NX wasn't all mushy either. It picked its moments, and did so with perfect vigor. Intertwined were moments of humor, sometimes laugh out loud, sometimes feel-good with a smile. Joshua Brand and David Falsey found a way to work your emotions, tugging on them like a heartstring. You really fall in love with the characters. Never have I seen a show where you cared so much about what happened to them, with many elements of surprises. I found myself even weeping with Maurice (probably the coldest of the main characters) when he mourned his brother during a Kaddish that Joel was giving in remembrance to his Uncle Manny. You know why? Because you learned of his brother's passing and how it affected Maurice throughout the series. You really felt his pain. As well, I laughed out loud when Joel was being accused of being a Russian spy by the town when they were sick or when a recently squished Rick was brought in on the satellite that killed him during his funeral. I couldn't help but smile when after a picture was taken of everyone at Joel's house; they just scanned over it while Chris talked about being a community and what it means to be neighborly.
This show really taught me a lot, too. I learned of Shittake mushrooms, good French wines, Ingmar Bergman, tribal customs and stories, and clarified butter. I began watching this show in my mid-twenties when it was aired on A&E. I was just discovering the world around me and became a major influence on how I think and act now. I never knew a show that did as much research on things as this. They dig out obscure information that is true. They writers really did their homework and delivered with results. I wish there could be more creative writing in an era where reality shows and asinine sitcoms dominate the airwaves.
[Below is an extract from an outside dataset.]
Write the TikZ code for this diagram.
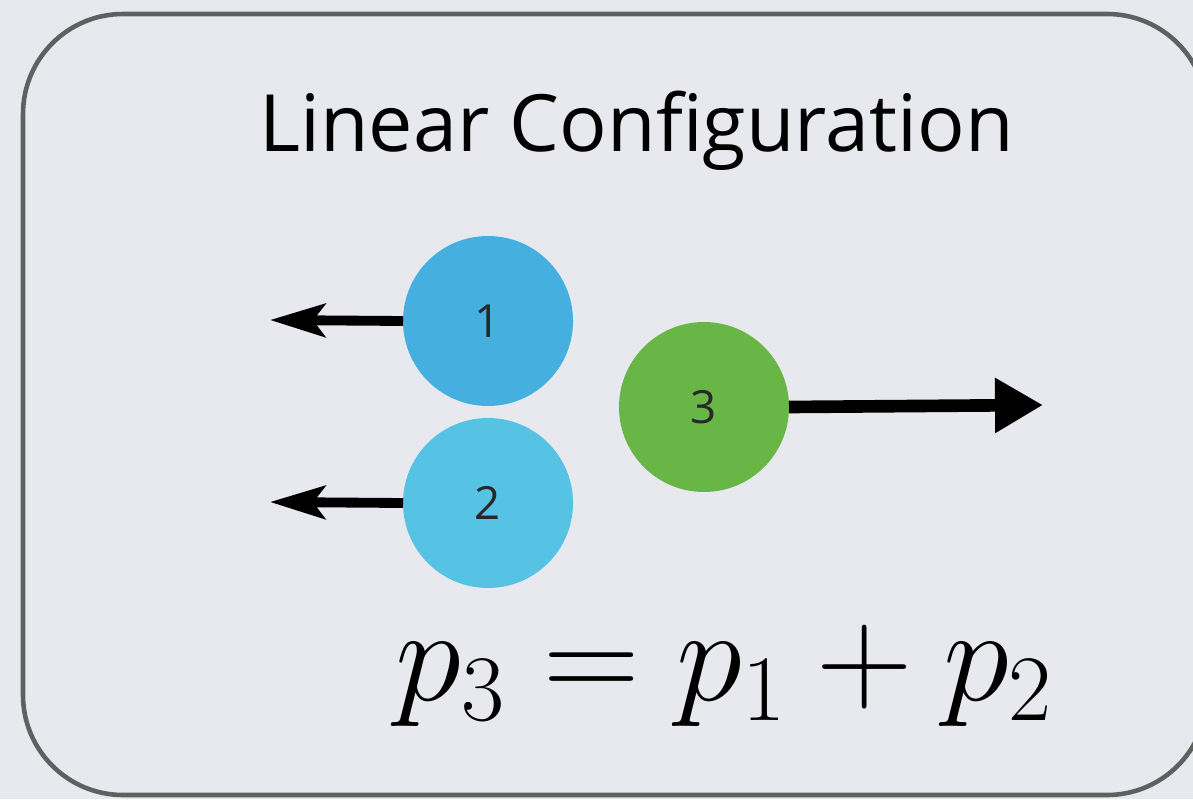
\RequirePackage{fix-cm}
\documentclass[tikz,border=0pt]{standalone}
\usepackage{fontspec}
\usetikzlibrary{arrows.meta}
\newfontfamily\titlefont{Open Sans}
\definecolor{backdrop}{RGB}{232,233,239}
\definecolor{frame}{RGB}{94,97,96}
\definecolor{ballone}{RGB}{69,176,224}
\definecolor{balltwo}{RGB}{86,194,228}
\definecolor{ballthree}{RGB}{104,182,70}
\definecolor{digit}{RGB}{40,40,40}

\begin{document}
\begin{tikzpicture}[ball/.style={circle, minimum size=1.700cm, inner sep=0pt, outer sep=0pt, text=digit, font=\titlefont\fontsize{13}{15}\selectfont}]
\useasboundingbox (0,0) rectangle (11.930,7.990);
\clip (0,0) rectangle (11.930,7.990);
\fill[backdrop] (0,0) rectangle (11.930,7.990);
\draw[frame, line width=1.3pt, rounded corners=1.000cm] (0.230,0.040) rectangle (12.070,7.850);
\node[anchor=base, font=\titlefont\fontsize{22.5}{26}\selectfont] (title) at (6.365,6.470) {Linear Configuration};
\node[ball, fill=ballone] (one) at (4.880,4.780) {1};
\node[ball, fill=balltwo] (two) at (4.880,2.960) {2};
\node[ball, fill=ballthree] (three) at (7.040,3.920) {3};
\coordinate (tipone) at (2.700,4.790);
\coordinate (tiptwo) at (2.700,2.970);
\coordinate (tipthree) at (10.430,3.940);
\draw[line width=2.8pt, -{Stealth[length=0.550cm, width=0.330cm, inset=0.120cm]}] (one.west) -- (tipone);
\draw[line width=2.8pt, -{Stealth[length=0.550cm, width=0.330cm, inset=0.120cm]}] (two.west) -- (tiptwo);
\draw[line width=3.6pt, -{Triangle[length=0.480cm, width=0.520cm]}] (three.east) -- (tipthree);
\node[anchor=base, font=\fontsize{38.1}{42}\selectfont] (law) at (7.245,0.990) {$p_3 = p_1 + p_2$};
\end{tikzpicture}
\end{document}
If you get the chance, do yourself a favor. Watch NX, and do it from the beginning. You'll be treated to hours of enjoyment. Especially Chris Steven's diatribes, which gave you moments of reflection. I have every episode on tape and watch it over and over. Everyone I've turned on to this show ends up loving it. One person even dreamt (in their sleep) about being there from time to time. I have shared that same experience. It usually comes when I haven't watched it in a while. I guess you can say I get withdrawal symptoms. Northern Exposure is addicting. A kind of drug I love being addicted to.